ASX-listed Allegiance Coal said on Monday that the Stage 1 development would see the production of 250 000 t/y of saleable coal, ramping up to 1.75-million tonnes a year in Stage 2, after four years of operation.

The Stage 1 development would require a capital investment of $51-million; however, this could be reduced to $21-million with a manufacturer-funded and operated wash plant and with either contract mining or equipment leasing.

The Stage 2 development would require a further $162-million capital investment. However, this could also be reduced to $54-million with a manufacturer-funded and operated wash plant, and either contract mining or equipment leasing.

Allegiance said the staged approach to permitting and production was pivotal to the company’s objective of putting a safe and environmentally sustainable mine into production that was "both affordable and achievable".

Meanwhile, the PFS estimated a total operating cost of $54.8/t, meaning that the Telkwa project had the potential to be the lowest-cost producer of metallurgical coal in British Columbia, and in the lowest five percentile of coal producers in the global seaborne metallurgical coal market.
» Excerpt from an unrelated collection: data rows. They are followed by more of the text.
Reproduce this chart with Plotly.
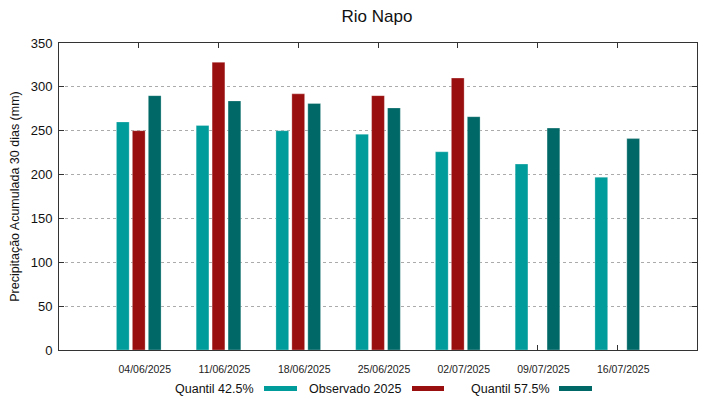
import plotly.graph_objects as go

categories = ["04/06/2025", "11/06/2025", "18/06/2025", "25/06/2025",
              "02/07/2025", "09/07/2025", "16/07/2025"]
q425 = [260, 256, 250, 246, 226, 212, 197]
observed = [250, 328, 292, 290, 310, None, None]
q575 = [290, 284, 281, 276, 266, 253, 241]

series_names = ["Quantil 42.5%", "Observado 2025", "Quantil 57.5%"]
series_colors = ["#009b9b", "#990e0e", "#006866"]
y_ticks = [0, 50, 100, 150, 200, 250, 300, 350]

# page body has an 8px default margin: compensate so the plot lands where the reference has it
OFF = 8
W, H = 719 - OFF, 399 - OFF
L, T = 59 - OFF, 43 - OFF
PW, PH = 638, 307
R = W - L - PW
B = H - T - PH
FONT = "Liberation Sans, Arial, sans-serif"


def px2x(sx):
    return (sx - 59) / PW


def px2y(sy):
    return (350 - sy) / PH


fig = go.Figure()
for name, vals, col in zip(series_names, [q425, observed, q575], series_colors):
    fig.add_trace(go.Bar(
        x=categories, y=vals, name=name,
        marker=dict(color=col, line=dict(color="rgba(255,255,255,0.35)", width=0.8)),
    ))

# custom legend: text followed by colour swatch
legend_text_right = [256, 403, 552]
legend_swatch = [(264, 297), (412, 444), (559, 592)]
annotations = []
shapes = []
for name, col, tr, (s0, s1) in zip(series_names, series_colors, legend_text_right, legend_swatch):
    annotations.append(dict(
        text=name, xref="paper", yref="paper", x=px2x(tr), y=px2y(388.5),
        xanchor="right", yanchor="middle", showarrow=False,
        font=dict(family=FONT, size=12.5, color="#111111"),
    ))
    shapes.append(dict(
        type="rect", xref="paper", yref="paper",
        x0=px2x(s0), x1=px2x(s1), y0=px2y(386), y1=px2y(391),
        fillcolor=col, line=dict(width=0),
    ))

fig.update_layout(
    width=W, height=H,
    margin=dict(l=L, r=R, t=T, b=B, autoexpand=False),
    paper_bgcolor="white", plot_bgcolor="white",
    showlegend=False,
    barmode="group", bargap=0.4, bargroupgap=0.2,
    title=dict(text="Rio Napo", x=(377 - OFF) / W, xanchor="center",
               y=1 - (16 - OFF) / H, yanchor="middle",
               font=dict(family=FONT, size=17, color="#111111")),
    font=dict(family=FONT, color="#111111"),
    annotations=annotations,
    shapes=shapes,
)
fig.update_xaxes(
    type="category", range=[-1, 7],
    showline=True, linecolor="#333333", linewidth=1, mirror="allticks",
    ticks="inside", ticklen=5, tickcolor="#333333",
    showgrid=False, layer="below traces",
    tickfont=dict(family=FONT, size=10.5, color="#222222"),
    ticklabelstandoff=9, ticklabelshift=6,
)
fig.update_yaxes(
    range=[0, 350], tickvals=y_ticks,
    showline=True, linecolor="#333333", linewidth=1, mirror="allticks",
    ticks="inside", ticklen=5, tickcolor="#333333",
    showgrid=True, gridcolor="#ababab", griddash="dot", gridwidth=1,
    zeroline=False, layer="below traces",
    tickfont=dict(family=FONT, size=13, color="#111111"),
    ticklabelstandoff=3,
    title=dict(text="Precipitação Acumulada 30 dias (mm)", standoff=8,
               font=dict(family=FONT, size=12.5, color="#111111")),
)

fig.write_html("out.html")
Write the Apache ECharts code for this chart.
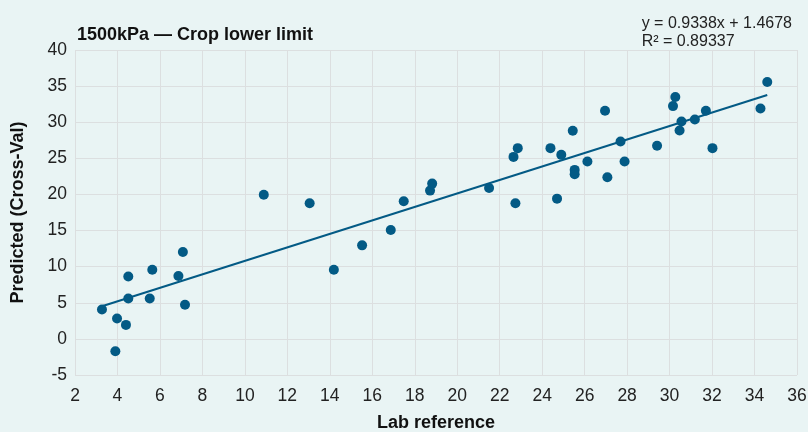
<!DOCTYPE html>
<html><head><meta charset="utf-8">
<script src="https://cdn.jsdelivr.net/npm/echarts@6/dist/echarts.min.js"></script>
<style>html,body{margin:0;padding:0;background:#e9f4f4;}#c{width:808px;height:432px;}</style>
</head><body><div id="c"></div>
<script>
const labRef = [3.27,3.98,4.40,3.90,4.51,4.51,5.64,5.52,6.87,7.08,7.18,
  10.89,13.05,14.19,15.52,16.87,17.48,18.72,18.82,21.50,22.74,
  22.65,22.85,24.39,24.90,25.44,25.53,25.53,24.70,26.13,26.96,27.07,27.69,27.88,29.41,
  30.16,30.27,30.56,30.47,31.19,31.71,32.02,34.28,34.60];
const predicted = [4.08,2.83,1.94,-1.71,8.65,5.60,9.57,5.60,8.70,12.02,4.72,
  19.97,18.78,9.57,12.95,15.08,19.06,20.53,21.50,20.90,18.78,
  25.20,26.41,26.41,25.48,28.81,23.40,22.80,19.42,24.55,31.58,22.38,27.32,24.55,26.73,
  32.23,33.48,30.10,28.85,30.38,31.58,26.41,31.90,35.56];
const slope = 0.9338, intercept = 1.4678, r2 = '0.89337';
const xTicks = [2,36,2];
const yTicks = [-5,40,5];
const title = '1500kPa \u2014 Crop lower limit';

const pts = labRef.map((x,i)=>[x,predicted[i]]);
const xmin = Math.min(...labRef), xmax = Math.max(...labRef);
const trend = [[xmin, slope*xmin+intercept],[xmax, slope*xmax+intercept]];
const font = '"Liberation Sans", Arial, sans-serif';
const chart = echarts.init(document.getElementById('c'));
chart.setOption({
  backgroundColor:'#e9f4f4',
  animation:false,
  grid:{left:75,right:11,top:50,bottom:57,containLabel:false,outerBoundsMode:'none'},
  title:[
    {text:title,left:72,top:21,textStyle:{fontFamily:font,fontSize:18,fontWeight:'bold',color:'#111'}},
    {text:'y = '+slope+'x + '+intercept+'\nR\u00b2 = '+r2,right:11,top:10,
     textStyle:{fontFamily:font,fontSize:16,fontWeight:'normal',color:'#222',lineHeight:18}}
  ],
  xAxis:{type:'value',min:xTicks[0],max:xTicks[1],interval:xTicks[2],
    name:'Lab reference',nameLocation:'middle',nameGap:39,
    nameTextStyle:{fontFamily:font,fontSize:18,fontWeight:'bold',color:'#111'},
    axisLine:{show:false},axisTick:{show:false},
    axisLabel:{fontFamily:font,fontSize:17.5,color:'#222',margin:12},
    splitLine:{show:true,lineStyle:{color:'#dcdfe0',width:1}}},
  yAxis:{type:'value',min:yTicks[0],max:yTicks[1],interval:yTicks[2],
    name:'Predicted (Cross-Val)',nameLocation:'middle',nameGap:48,
    nameTextStyle:{fontFamily:font,fontSize:18,fontWeight:'bold',color:'#111'},
    axisLine:{show:false},axisTick:{show:false},
    axisLabel:{fontFamily:font,fontSize:17.5,color:'#222',margin:8},
    splitLine:{show:true,lineStyle:{color:'#dcdfe0',width:1}}},
  series:[
    {type:'line',data:trend,symbol:'none',lineStyle:{color:'#035a85',width:2},z:2},
    {type:'scatter',data:pts,symbolSize:10,itemStyle:{color:'#035a85',opacity:1},z:3}
  ]
});
</script></body></html>
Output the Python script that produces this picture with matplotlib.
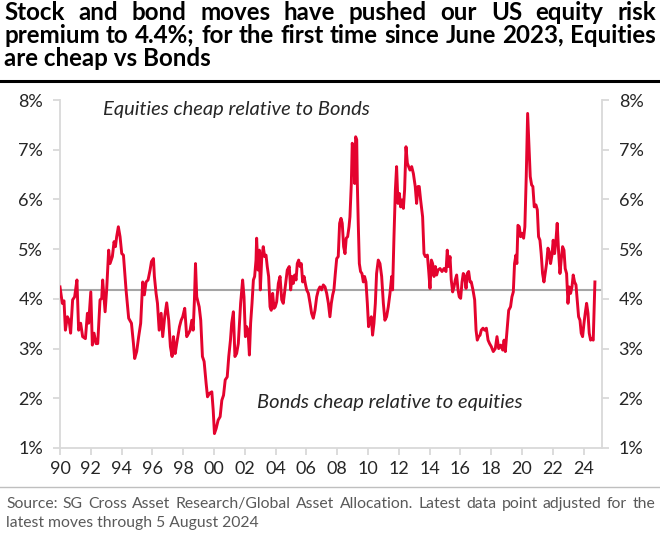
import matplotlib
matplotlib.use("Agg")
import matplotlib.pyplot as plt
from matplotlib.ticker import MultipleLocator, FuncFormatter

plt.rcParams['font.family'] = ['Lato', 'DejaVu Sans']

# decimal year, equity risk premium (%)
years = [
    1990.0, 1990.15, 1990.26, 1990.35, 1990.48, 1990.59, 1990.69, 1990.82, 1990.95, 1991.1,
    1991.21, 1991.34, 1991.47, 1991.65, 1991.78, 1991.86, 1992.0, 1992.1, 1992.21, 1992.34,
    1992.45, 1992.6, 1992.71, 1992.77, 1992.93, 1993.03, 1993.16, 1993.25, 1993.4, 1993.51,
    1993.6, 1993.68, 1993.79, 1993.9, 1994.01, 1994.12, 1994.29, 1994.46, 1994.64, 1994.77,
    1994.85, 1994.98, 1995.11, 1995.24, 1995.37, 1995.48, 1995.59, 1995.72, 1995.85, 1995.94,
    1996.07, 1996.13, 1996.24, 1996.33, 1996.44, 1996.57, 1996.67, 1996.8, 1996.93, 1997.06,
    1997.17, 1997.28, 1997.37, 1997.48, 1997.58, 1997.76, 1997.87, 1997.97, 1998.1, 1998.23,
    1998.36, 1998.45, 1998.56, 1998.65, 1998.73, 1998.8, 1998.88, 1999.04, 1999.14, 1999.25,
    1999.36, 1999.49, 1999.58, 1999.71, 1999.86, 1999.95, 2000.03, 2000.14, 2000.27, 2000.4,
    2000.51, 2000.62, 2000.73, 2000.86, 2000.96, 2001.07, 2001.15, 2001.26, 2001.36, 2001.47,
    2001.58, 2001.73, 2001.86, 2001.95, 2002.04, 2002.12, 2002.21, 2002.3, 2002.38, 2002.47,
    2002.56, 2002.64, 2002.73, 2002.77, 2002.86, 2002.95, 2003.01, 2003.1, 2003.2, 2003.29,
    2003.38, 2003.46, 2003.55, 2003.64, 2003.72, 2003.81, 2003.9, 2003.98, 2004.07, 2004.18,
    2004.29, 2004.4, 2004.5, 2004.63, 2004.76, 2004.89, 2004.98, 2005.07, 2005.15, 2005.24,
    2005.33, 2005.41, 2005.5, 2005.59, 2005.67, 2005.76, 2005.85, 2005.93, 2006.02, 2006.13,
    2006.24, 2006.34, 2006.45, 2006.56, 2006.67, 2006.78, 2006.88, 2006.99, 2007.1, 2007.21,
    2007.32, 2007.43, 2007.53, 2007.62, 2007.71, 2007.79, 2007.88, 2007.97, 2008.07, 2008.16,
    2008.25, 2008.33, 2008.42, 2008.51, 2008.59, 2008.68, 2008.77, 2008.83, 2008.92, 2008.98,
    2009.07, 2009.14, 2009.2, 2009.27, 2009.31, 2009.37, 2009.44, 2009.52, 2009.61, 2009.7,
    2009.78, 2009.87, 2009.96, 2010.04, 2010.13, 2010.22, 2010.3, 2010.39, 2010.48, 2010.56,
    2010.67, 2010.78, 2010.89, 2011.0, 2011.1, 2011.21, 2011.32, 2011.43, 2011.54, 2011.6,
    2011.69, 2011.78, 2011.86, 2011.95, 2012.04, 2012.12, 2012.21, 2012.3, 2012.38, 2012.47,
    2012.56, 2012.64, 2012.73, 2012.84, 2012.95, 2013.07, 2013.16, 2013.25, 2013.33, 2013.42,
    2013.55, 2013.64, 2013.73, 2013.86, 2013.94, 2014.03, 2014.12, 2014.2, 2014.29, 2014.38,
    2014.46, 2014.55, 2014.68, 2014.81, 2014.94, 2015.07, 2015.15, 2015.24, 2015.33, 2015.41,
    2015.5, 2015.59, 2015.67, 2015.76, 2015.85, 2015.93, 2016.02, 2016.11, 2016.19, 2016.28,
    2016.37, 2016.45, 2016.54, 2016.63, 2016.71, 2016.82, 2016.93, 2017.02, 2017.1, 2017.19,
    2017.28, 2017.36, 2017.47, 2017.58, 2017.69, 2017.8, 2017.9, 2018.01, 2018.14, 2018.27,
    2018.38, 2018.49, 2018.62, 2018.75, 2018.84, 2018.92, 2019.05, 2019.14, 2019.26, 2019.35,
    2019.44, 2019.52, 2019.61, 2019.67, 2019.74, 2019.83, 2019.91, 2020.0, 2020.11, 2020.19,
    2020.28, 2020.37, 2020.45, 2020.54, 2020.63, 2020.71, 2020.8, 2020.91, 2021.0, 2021.08,
    2021.17, 2021.25, 2021.34, 2021.43, 2021.51, 2021.6, 2021.69, 2021.77, 2021.86, 2021.95,
    2022.03, 2022.12, 2022.21, 2022.29, 2022.38, 2022.47, 2022.55, 2022.64, 2022.73, 2022.81,
    2022.9, 2022.99, 2023.07, 2023.16, 2023.25, 2023.33, 2023.42, 2023.51, 2023.59, 2023.68,
    2023.77, 2023.85, 2023.94, 2024.03, 2024.11, 2024.2, 2024.29, 2024.37, 2024.46, 2024.55,
    2024.63, 2024.74,
]
erp = [
    4.24, 3.91, 3.96, 3.37, 3.64, 3.57, 3.31, 3.98, 4.04, 4.38,
    3.37, 3.51, 3.24, 3.2, 3.71, 3.51, 4.14, 3.07, 3.31, 3.1,
    3.1, 3.98, 4.01, 4.38, 3.74, 4.18, 4.98, 4.71, 4.85, 5.15,
    5.05, 5.25, 5.45, 5.25, 4.91, 4.88, 4.18, 3.61, 3.51, 3.1,
    2.8, 2.94, 3.24, 3.51, 4.34, 4.08, 4.34, 4.38, 4.58, 4.75,
    4.81, 4.45, 4.11, 3.91, 3.37, 3.71, 3.24, 3.64, 3.92, 3.57,
    3.04, 2.84, 3.24, 2.9, 3.1, 3.44, 3.57, 3.64, 3.81, 3.24,
    3.31, 3.37, 3.57, 3.37, 3.98, 4.71, 4.04, 3.84, 3.57, 2.84,
    2.74, 2.3, 2.03, 2.1, 2.13, 1.76, 1.29, 1.39, 1.56, 1.63,
    1.96, 2.06, 2.37, 2.43, 2.84, 3.17, 3.51, 3.74, 2.84, 2.9,
    3.1, 3.91, 4.38, 4.04, 3.24, 3.44, 3.37, 2.87, 3.51, 3.91,
    4.38, 4.45, 4.78, 5.22, 4.58, 4.98, 4.18, 4.81, 5.05, 4.85,
    4.88, 4.65, 4.45, 3.84, 3.77, 4.11, 3.81, 3.84, 3.94, 4.31,
    4.45, 3.98, 3.91, 4.24, 4.58, 4.65, 4.18, 4.45, 4.31, 4.48,
    4.38, 4.71, 4.78, 4.65, 4.71, 4.34, 4.45, 4.31, 4.18, 4.11,
    3.91, 3.71, 3.61, 3.77, 4.04, 4.18, 4.24, 4.18, 4.28, 4.24,
    4.11, 3.91, 3.64, 3.91, 4.08, 4.18, 4.51, 4.81, 4.85, 5.52,
    5.62, 5.52, 5.05, 4.91, 5.22, 5.25, 5.45, 5.65, 6.32, 7.13,
    6.86, 6.32, 7.26, 7.2, 6.32, 5.52, 4.71, 4.55, 4.51, 4.34,
    4.45, 4.34, 3.91, 3.44, 3.57, 3.64, 3.27, 3.51, 3.91, 4.51,
    4.78, 4.71, 4.45, 3.91, 3.57, 3.64, 3.84, 4.11, 4.45, 4.18,
    5.25, 6.19, 6.66, 5.92, 6.12, 5.85, 5.99, 5.82, 6.19, 7.06,
    6.73, 6.66, 6.59, 6.66, 6.52, 6.26, 5.92, 6.26, 6.26, 5.99,
    5.65, 4.91, 4.85, 4.88, 4.58, 4.21, 4.78, 4.71, 4.45, 4.65,
    4.48, 4.58, 4.61, 4.55, 4.61, 4.55, 4.98, 4.65, 4.85, 4.38,
    4.14, 4.24, 4.38, 4.48, 4.18, 4.04, 4.01, 4.34, 4.51, 4.45,
    4.21, 4.51, 4.55, 4.34, 4.34, 4.18, 3.98, 3.37, 3.17, 3.24,
    3.27, 3.37, 3.41, 3.37, 3.41, 3.17, 3.1, 3.04, 2.94, 3.0,
    3.24, 3.0, 3.07, 2.97, 3.17, 2.94, 3.44, 3.77, 3.84, 4.04,
    4.14, 4.71, 4.88, 4.71, 5.48, 5.45, 5.25, 5.32, 5.22, 5.45,
    6.46, 7.73, 7.13, 6.46, 6.29, 6.26, 5.85, 5.89, 5.79, 5.25,
    5.18, 4.91, 4.51, 4.34, 4.51, 4.71, 5.02, 4.95, 4.71, 4.88,
    5.18, 4.91, 5.18, 5.52, 4.95, 4.51, 4.78, 5.05, 4.98, 4.61,
    4.51, 3.91, 4.24, 4.11, 4.24, 4.48, 4.34, 4.28, 3.98, 3.64,
    3.57, 3.31, 3.24, 3.51, 3.71, 3.91, 3.71, 3.31, 3.17, 3.2,
    3.17, 4.34,
]
avg_level = 4.18
year_ticks = list(range(1990, 2025, 2))

title_lines = [
    "Stock and bond moves have pushed our US equity risk",
    "premium to 4.4%; for the first time since June 2023, Equities",
    "are cheap vs Bonds",
]
source_lines = [
    "Source:  SG Cross Asset Research/Global Asset Allocation. Latest data point adjusted for the",
    "latest moves through 5 August 2024",
]

W, H = 660, 534
fig = plt.figure(figsize=(W / 100, H / 100), dpi=100)
ax = fig.add_axes([60 / W, 1 - 448 / H, (602 - 60) / W, (448 - 100) / H])

ax.plot(years, erp, color='#e4032e', lw=2.1, solid_joinstyle='round', zorder=3)
ax.axhline(avg_level, color='#a6a6a6', lw=1.5, zorder=2)

ax.set_xlim(1990, 2025.2)
ax.set_ylim(1, 8)
ax.set_xticks(year_ticks)
ax.xaxis.set_major_formatter(FuncFormatter(lambda v, p: '%02d' % (int(round(v)) % 100)))
ax.yaxis.set_major_locator(MultipleLocator(1))
ax.yaxis.set_major_formatter(FuncFormatter(lambda v, p: '%d%%' % v))

grey = '#d9d9d9'
for s in ['left', 'right', 'bottom']:
    ax.spines[s].set_color(grey)
    ax.spines[s].set_linewidth(1.3)
ax.spines['top'].set_visible(False)
ax.tick_params(axis='both', colors=grey, labelcolor='#262626', labelsize=13,
               length=5, width=1.3)
ax.tick_params(axis='y', left=True, right=True, labelleft=True, labelright=True, pad=7)
ax.tick_params(axis='x', pad=4)

ax.text(1992.8, 7.8, "Equities cheap relative to Bonds", style='italic',
        fontsize=14.5, color='#262626', va='center')
ax.text(2002.8, 1.92, "Bonds cheap relative to equities", style='italic',
        fontsize=14.5, color='#262626', va='center')

renderer = fig.canvas.get_renderer()


def fit_size(text, width_px, base, **kw):
    # font size at which the text, with normal spaces, is width_px wide
    t = fig.text(0, 0, text, fontsize=base, **kw)
    w = t.get_window_extent(renderer).width
    t.remove()
    return base * width_px / w


def put_line(text, y_px, x0, x1, justify, **kw):
    words = [w for w in text.split(' ') if w != '']
    if not justify:
        fig.text(x0 / W, 1 - y_px / H, text, va='baseline', **kw)
        return
    objs = [fig.text(0, 1 - y_px / H, w, va='baseline', **kw) for w in words]
    widths = [t.get_window_extent(renderer).width for t in objs]
    gap = (x1 - x0 - sum(widths)) / (len(words) - 1)
    x = x0
    for t, wd in zip(objs, widths):
        t.set_x(x / W)
        x += wd + gap


title_fs = fit_size(title_lines[1], 648, 13, fontweight='bold')
for i, line in enumerate(title_lines):
    put_line(line, 19.5 + i * 23.3, 4, 656, i < 2,
             fontsize=title_fs, fontweight='bold', color='black')

fig.add_artist(plt.Line2D([0, 1], [1 - 80.5 / H, 1 - 80.5 / H], color='black', lw=2.2))
fig.add_artist(plt.Line2D([0, 1], [1 - 487 / H, 1 - 487 / H], color='#bfbfbf', lw=1.0))

src_fs = fit_size(source_lines[0], 640, 10)
for i, line in enumerate(source_lines):
    put_line(line, 508 + i * 19, 6, 655, i == 0, fontsize=src_fs, color='#595959')

fig.savefig('out.png', dpi=100)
Further, relative to Australian metallurgical coal producers, the project would rank eighth lowest among 61 producers in free-on-board costs, and in the lowest ten percentile in Australia.

Allegiance told shareholders that over the next 18 months, the company would undertake a review of the PFS results with the aim of minimising capital costs and optimising production.

A PFS on the Stage 1 development as a standalone operation will also be undertaken and will be completed by the end of the second quarter in 2018.